Und so konnte sich Rotenberg auch weiter über überbezahlte Staatsaufträge freuen. Wann immer Gazprom in den nächsten Jahren Pipelines in Russland baute, waren diese stets zwei- bis dreimal so teuer wie vergleichbare Projekte in Europa, selbst wenn sie sich in gemäßigten, leicht zugänglichen Gebieten in Südrussland befanden. Das vielleicht auffälligste Beispiel ist eine Pipeline in der Region um Krasnodar. 2013 verkündete Gazprom, dass die Kosten für diesen Bau um 45 Prozent gestiegen seien, ohne jegliche plausible Erklärung. Auch in diesem Fall floss das Geld an Rotenberg.
Gazprom sei "von einem Prinzip der Maximierung der Aktionärsgewinne zu einem Prinzip der Maximierung der Gewinne der Auftragnehmer gewechselt", erklärte Michail Korchemkin, der Gründer und Geschäftsführer des US-Beratungsunternehmens East European Gas Analysis, die Strategie hinter diesem Vorgehen. Die Projekte von Gazprom stellten eine Möglichkeit dar, neue Milliardäre zu erschaffen. "Sie wurden reich durch Überbezahlung". Das Geld kam dabei vom Steuerzahler.
Das Ölgeschäft reichte Rotenberg jedoch nicht. Nach demselben Prinzip stieg er auch im Bausektor zum König des Staatsauftrags auf. Der russische Präsident unterstützt seinen alten Freund immer wieder, wenn es um die Vergabe von staatlichen Großprojekten geht, egal ob es sich um eine Autobahn in Sotschi zur Vorbereitung der Olympischen Spiele oder die Krim-Brücke zur annektierten Halbinsel handelt.
2014 setzten sowohl die USA als auch die EU Rotenberg auf die Sanktionsliste. In Italien wurden beispielsweise Villen und ein Luxushotel im Wert von 30 Millionen Euro beschlagnahmt. Dessen ungeachtet vermehrt der Oligarch seinen Reichtum weiter. "Forbes“ schätzt das Vermögen des 69-Jährigen auf 2,8 Milliarden Dollar. Nach den Sanktionen erhalten Rotenbergs Firmen in Russland sogar noch mehr Staatsaufträge.

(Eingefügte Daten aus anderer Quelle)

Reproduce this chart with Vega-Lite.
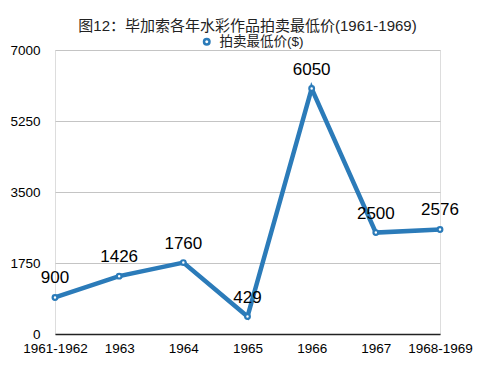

Solche Gefälligkeiten haben ihren Preis. Wie in jeder Mafia-Clique teilt man natürlich seine Gewinne mit dem Chef. Und auch das Geständnis, der Besitzer eines Palasts zu sein, um den Chef aus dem Schlamassel zu ziehen, gehört wohl zu den Gegenleistungen für all die Milliarden.